● The task: Omit the pictures and output exactly the lines from the start of the entries through the line containing "1.85e16, 1.04e16, 6.7e15];".

● Data provided:
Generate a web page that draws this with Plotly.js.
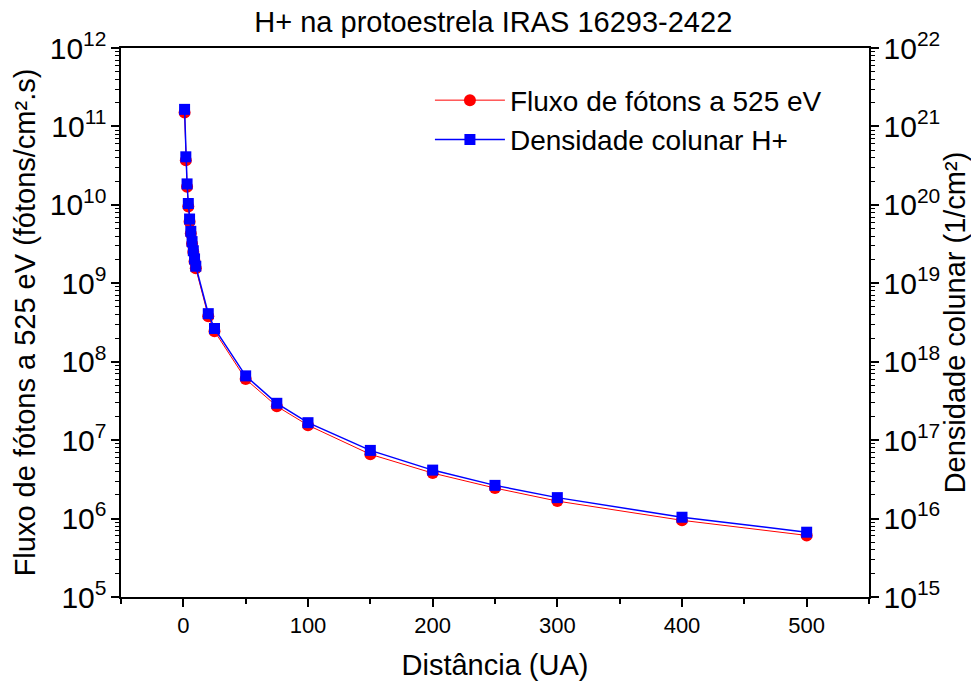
<!DOCTYPE html>
<html>
<head>
<meta charset="utf-8">
<script src="https://cdn.plot.ly/plotly-3.0.1.min.js"></script>
<style>html,body{margin:0;padding:0;background:#fff;}#chart{width:971px;height:686px;}</style>
</head>
<body>
<div id="chart"></div>
<script>
const distancia = [1, 2, 3, 4, 5, 6, 7, 8, 9, 10, 20, 25, 50, 75, 100, 150, 200, 250, 300, 400, 500];
const fluxo = [1.5e11, 3.7e10, 1.7e10, 9.5e9, 6.1e9, 4.3e9, 3.2e9, 2.5e9, 1.9e9, 1.55e9,
               3.8e8, 2.45e8, 6.0e7, 2.7e7, 1.55e7, 6.6e6, 3.8e6, 2.45e6, 1.67e6, 9.5e5, 6.1e5];
const densidade = [1.65e21, 4.1e20, 1.85e20, 1.04e20, 6.6e19, 4.6e19, 3.4e19, 2.6e19, 2.05e19, 1.65e19,
                   4.1e18, 2.65e18, 6.6e17, 2.95e17, 1.67e17, 7.4e16, 4.15e16, 2.65e16, 1.85e16, 1.04e16, 6.7e15];

const font = 'Liberation Sans, Arial, sans-serif';

const traces = [
  {
    x: distancia, y: fluxo, name: 'Fluxo de fótons a 525 eV', type: 'scatter', mode: 'lines+markers',
    line: {color: '#ff0000', width: 1}, marker: {symbol: 'circle', size: 12, color: '#ff0000'},
    yaxis: 'y'
  },
  {
    x: distancia, y: densidade, name: 'Densidade colunar H+', type: 'scatter', mode: 'lines+markers',
    line: {color: '#0000ff', width: 1.5}, marker: {symbol: 'square', size: 11, color: '#0000ff'},
    yaxis: 'y2'
  }
];

const layout = {
  width: 971, height: 686,
  margin: {l: 121, r: 102, t: 48, b: 89},
  paper_bgcolor: '#fff', plot_bgcolor: '#fff',
  font: {family: font, color: '#000', size: 22},
  title: {text: 'H+ na protoestrela IRAS 16293-2422', font: {size: 29}, x: 0.508, xanchor: 'center', y: 0.968, yanchor: 'middle'},
  showlegend: true,
  legend: {x: 0.413, y: 0.95, xanchor: 'left', yanchor: 'top', font: {size: 28}, bgcolor: 'rgba(0,0,0,0)', tracegroupgap: 0, itemwidth: 70},
  xaxis: {
    range: [-50, 550], dtick: 100, tick0: 0,
    showgrid: false, zeroline: false,
    showline: true, linecolor: '#000', linewidth: 1.5, mirror: true,
    ticks: 'outside', ticklen: 8, tickwidth: 1.5, tickcolor: '#000',
    minor: {dtick: 50, tick0: 0, ticks: 'outside', ticklen: 5, tickwidth: 1.5, tickcolor: '#000', showgrid: false},
    tickfont: {size: 22},
    title: {text: 'Distância (UA)', font: {size: 29}, standoff: 18}
  },
  yaxis: {
    type: 'log', range: [5, 12], dtick: 1,
    showgrid: false, zeroline: false,
    showline: true, linecolor: '#000', linewidth: 1.5,
    ticks: 'outside', ticklen: 8, tickwidth: 1.5, tickcolor: '#000',
    minor: {dtick: 'D1', ticks: 'outside', ticklen: 4, tickwidth: 1, tickcolor: '#000', showgrid: false},
    exponentformat: 'power', tickfont: {size: 24},
    title: {text: 'Fluxo de fótons a 525 eV (fótons/cm².s)', font: {size: 29}, standoff: 6}
  },
  yaxis2: {
    type: 'log', range: [15, 22], dtick: 1, overlaying: 'y', side: 'right',
    showgrid: false, zeroline: false,
    showline: true, linecolor: '#000', linewidth: 1.5,
    ticks: 'outside', ticklen: 8, tickwidth: 1.5, tickcolor: '#000',
    minor: {dtick: 'D1', ticks: 'outside', ticklen: 4, tickwidth: 1, tickcolor: '#000', showgrid: false},
    exponentformat: 'power', tickfont: {size: 24},
    title: {text: 'Densidade colunar (1/cm²)', font: {size: 29}, standoff: 6}
  }
};

Plotly.newPlot('chart', traces, layout, {displayModeBar: false, responsive: false});
</script>
</body>
</html>
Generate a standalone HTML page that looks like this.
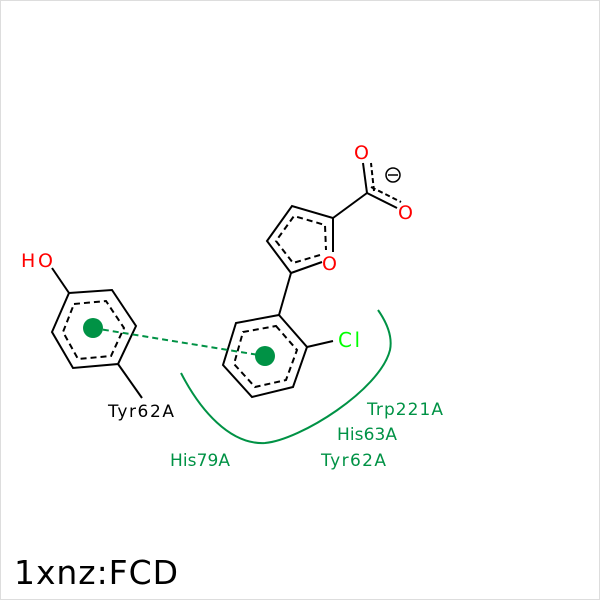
<html><body style="margin:0;background:#fff"><svg width="600" height="600" xmlns="http://www.w3.org/2000/svg" style="font-family:'DejaVu Sans','Liberation Sans',sans-serif">
<rect x="0.5" y="0.5" width="599" height="599" fill="#fff" stroke="#ddd"/>
<g stroke="#000" stroke-width="2" fill="none">
<polygon points="69,293 112,290 136,326 118,364 73,368 52,332"/>
<polygon points="74,304 106,301 124,328 111,356 78,359 63,332" stroke-dasharray="6,4"/>
<line x1="69" y1="293" x2="52" y2="268"/><line x1="118" y1="364" x2="142" y2="398"/>
<polygon points="279,315 307,347 293,387 252,397 223,365 236,323"/>
<polygon points="276,326 297,350 286,380 255,387 234,364 243,332" stroke-dasharray="6,4"/>
<line x1="307" y1="347" x2="333" y2="341"/><line x1="279" y1="315" x2="291" y2="273"/>
<polyline points="322,262 291,273 267,241 292,206 333,218 333,252"/>
<polyline points="320,255 293,263 276,241 294,216 325,225 326,250" stroke-dasharray="6,4"/>
<line x1="333" y1="218" x2="367" y2="193"/>
<line x1="367" y1="193" x2="363" y2="163"/><line x1="374" y1="191" x2="371" y2="163" stroke-dasharray="5,3"/>
<line x1="367" y1="193" x2="397" y2="208"/><line x1="371" y1="187" x2="401" y2="202" stroke-dasharray="5,3"/>
<circle cx="393" cy="175" r="7" stroke-width="1.5"/><line x1="388" y1="175" x2="398" y2="175" stroke-width="1.5"/>
</g>
<line x1="93" y1="328" x2="265" y2="356" stroke="#009245" stroke-width="2" stroke-dasharray="6,4"/>
<circle cx="93" cy="328" r="10" fill="#009245"/><circle cx="265" cy="356" r="10" fill="#009245"/>
<path d="M181,373 C200,410 230,445 265,443 C300,440 380,390 390,350 C393,335 385,320 378,310" fill="none" stroke="#009245" stroke-width="2"/>
<g font-size="19" fill="#f00"><text x="21" y="267" textLength="32">HO</text><text x="322" y="270">O</text><text x="354" y="159">O</text><text x="398" y="219">O</text></g>
<text x="338" y="347" font-size="20" fill="#0f0" textLength="22">Cl</text>
<text x="108" y="417" font-size="17" textLength="66">Tyr62A</text>
<g font-size="17" fill="#009245"><text x="367" y="415" textLength="76">Trp221A</text><text x="337" y="440" textLength="60">His63A</text><text x="170" y="466" textLength="60">His79A</text><text x="321" y="466" textLength="65">Tyr62A</text></g>
<text x="14" y="584" font-size="33" textLength="164">1xnz:FCD</text>
</svg></body></html>
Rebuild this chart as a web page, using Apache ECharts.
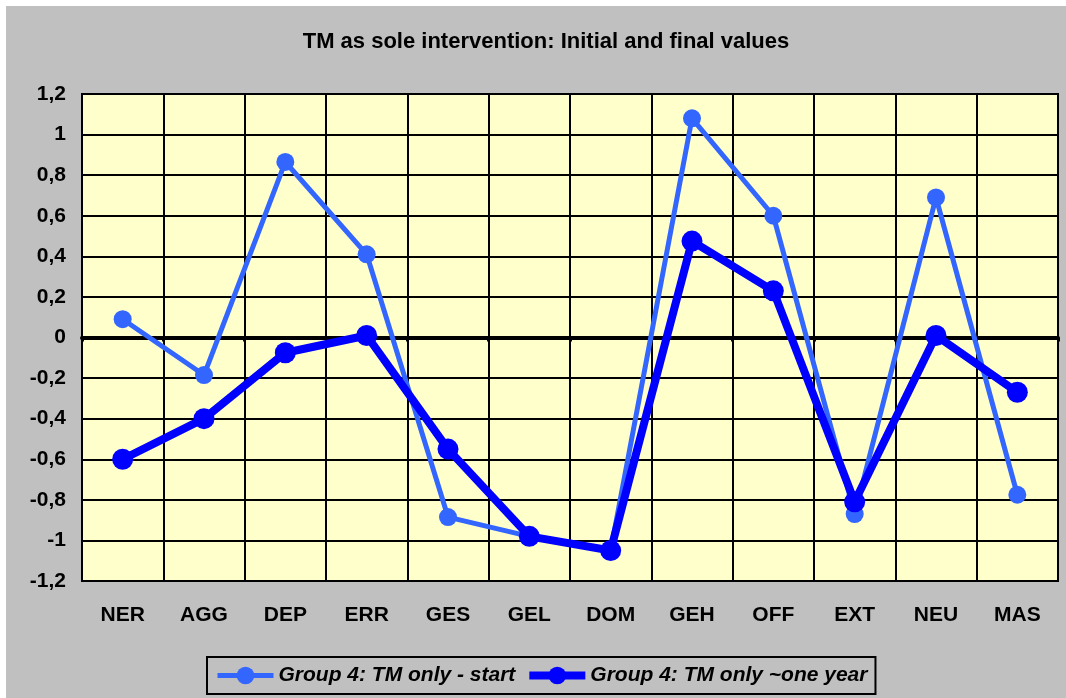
<!DOCTYPE html>
<html lang="en">
<head>
    <meta charset="UTF-8">
    <title>TM as sole intervention</title>
    <script src="https://cdn.jsdelivr.net/npm/echarts@6/dist/echarts.min.js"></script>
    <style>
        html, body { margin: 0; padding: 0; background: #fff; }
        #main { position: absolute; left: 6px; top: 6px; width: 1060px; height: 692px; }
    </style>
</head>
<body>
<div id="main"></div>
<script type="text/javascript">
    // data
    var categories = ['NER', 'AGG', 'DEP', 'ERR', 'GES', 'GEL', 'DOM', 'GEH', 'OFF', 'EXT', 'NEU', 'MAS'];
    var startValues = [0.09, -0.185, 0.865, 0.41, -0.885, -0.98, -1.05, 1.08, 0.60, -0.87, 0.69, -0.775];
    var yearValues = [-0.60, -0.40, -0.075, 0.01, -0.55, -0.98, -1.05, 0.475, 0.23, -0.81, 0.01, -0.27];
    var seriesNames = ['Group 4: TM only - start', 'Group 4: TM only ~one year'];

    var font = 'Liberation Sans, Arial, sans-serif';
    var myChart = echarts.init(document.getElementById('main'));

    var option = {
        backgroundColor: '#c0c0c0',
        title: {
            text: 'TM as sole intervention: Initial and final values',
            left: 535,
            textAlign: 'center',
            top: 20,
            textStyle: { fontFamily: font, fontWeight: 'bold', fontSize: 22, color: '#000' }
        },
        legend: {
            data: [
                { name: seriesNames[0], lineStyle: { width: 5 } },
                { name: seriesNames[1], lineStyle: { width: 8 } }
            ],
            left: 201,
            top: 651,
            padding: [8, 8],
            itemGap: 10,
            itemWidth: 56,
            itemHeight: 22,
            borderColor: '#000',
            borderWidth: 2,
            backgroundColor: '#c0c0c0',
            textStyle: { fontFamily: font, fontWeight: 'bold', fontStyle: 'italic', fontSize: 21, color: '#000' }
        },
        grid: {
            left: 76,
            right: 8,
            top: 88,
            bottom: 117,
            show: true,
            backgroundColor: '#ffffcc',
            borderColor: '#000',
            borderWidth: 2
        },
        xAxis: [
            {
                type: 'category',
                data: categories,
                position: 'bottom',
                boundaryGap: true,
                axisLine: { show: false, onZero: false },
                axisTick: { show: false },
                axisLabel: { margin: 24, fontFamily: font, fontWeight: 'bold', fontSize: 21, color: '#000' },
                splitLine: { show: true, interval: 0, lineStyle: { color: '#000', width: 2 } }
            },
            {
                // thick line at zero with its little ticks
                type: 'category',
                data: categories,
                position: 'bottom',
                boundaryGap: true,
                axisLine: { show: true, onZero: true, lineStyle: { color: '#000', width: 4 } },
                axisTick: { show: true, length: 4, lineStyle: { color: '#000', width: 3 } },
                axisLabel: { show: false },
                splitLine: { show: false }
            }
        ],
        yAxis: {
            type: 'value',
            min: -1.2,
            max: 1.2,
            interval: 0.2,
            axisLine: { show: false },
            axisTick: { show: false },
            axisLabel: {
                margin: 16,
                fontFamily: font,
                fontWeight: 'bold',
                fontSize: 21,
                color: '#000',
                formatter: function (v) {
                    return String(Math.round(v * 10) / 10).replace('.', ',');
                }
            },
            splitLine: { show: true, lineStyle: { color: '#000', width: 2 } }
        },
        series: [
            {
                name: seriesNames[0],
                type: 'line',
                data: startValues,
                symbol: 'circle',
                symbolSize: 18,
                color: '#3366ff',
                lineStyle: { width: 5, color: '#3366ff' },
                itemStyle: { color: '#3366ff' },
                z: 3
            },
            {
                name: seriesNames[1],
                type: 'line',
                data: yearValues,
                symbol: 'circle',
                symbolSize: 21,
                color: '#0000ff',
                lineStyle: { width: 8, color: '#0000ff' },
                itemStyle: { color: '#0000ff' },
                z: 4
            }
        ]
    };

    myChart.setOption(option);
</script>
</body>
</html>
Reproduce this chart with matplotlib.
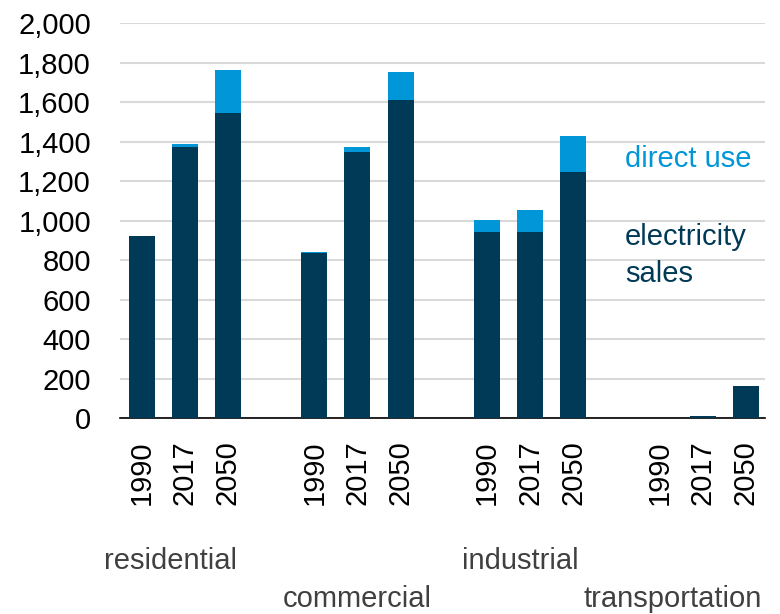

● Final result:
Generate a web page that draws this with Plotly.js.
<!DOCTYPE html>
<html>
<head>
<meta charset="utf-8">
<script src="https://cdn.plot.ly/plotly-3.0.1.min.js"></script>
<style>html,body{margin:0;padding:0;background:#fff;}#chart{width:971px;height:686px;}</style>
</head>
<body>
<div id="chart"></div>
<script>
const distancia = [1, 2, 3, 4, 5, 6, 7, 8, 9, 10, 20, 25, 50, 75, 100, 150, 200, 250, 300, 400, 500];
const fluxo = [1.5e11, 3.7e10, 1.7e10, 9.5e9, 6.1e9, 4.3e9, 3.2e9, 2.5e9, 1.9e9, 1.55e9,
               3.8e8, 2.45e8, 6.0e7, 2.7e7, 1.55e7, 6.6e6, 3.8e6, 2.45e6, 1.67e6, 9.5e5, 6.1e5];
const densidade = [1.65e21, 4.1e20, 1.85e20, 1.04e20, 6.6e19, 4.6e19, 3.4e19, 2.6e19, 2.05e19, 1.65e19,
                   4.1e18, 2.65e18, 6.6e17, 2.95e17, 1.67e17, 7.4e16, 4.15e16, 2.65e16, 1.85e16, 1.04e16, 6.7e15];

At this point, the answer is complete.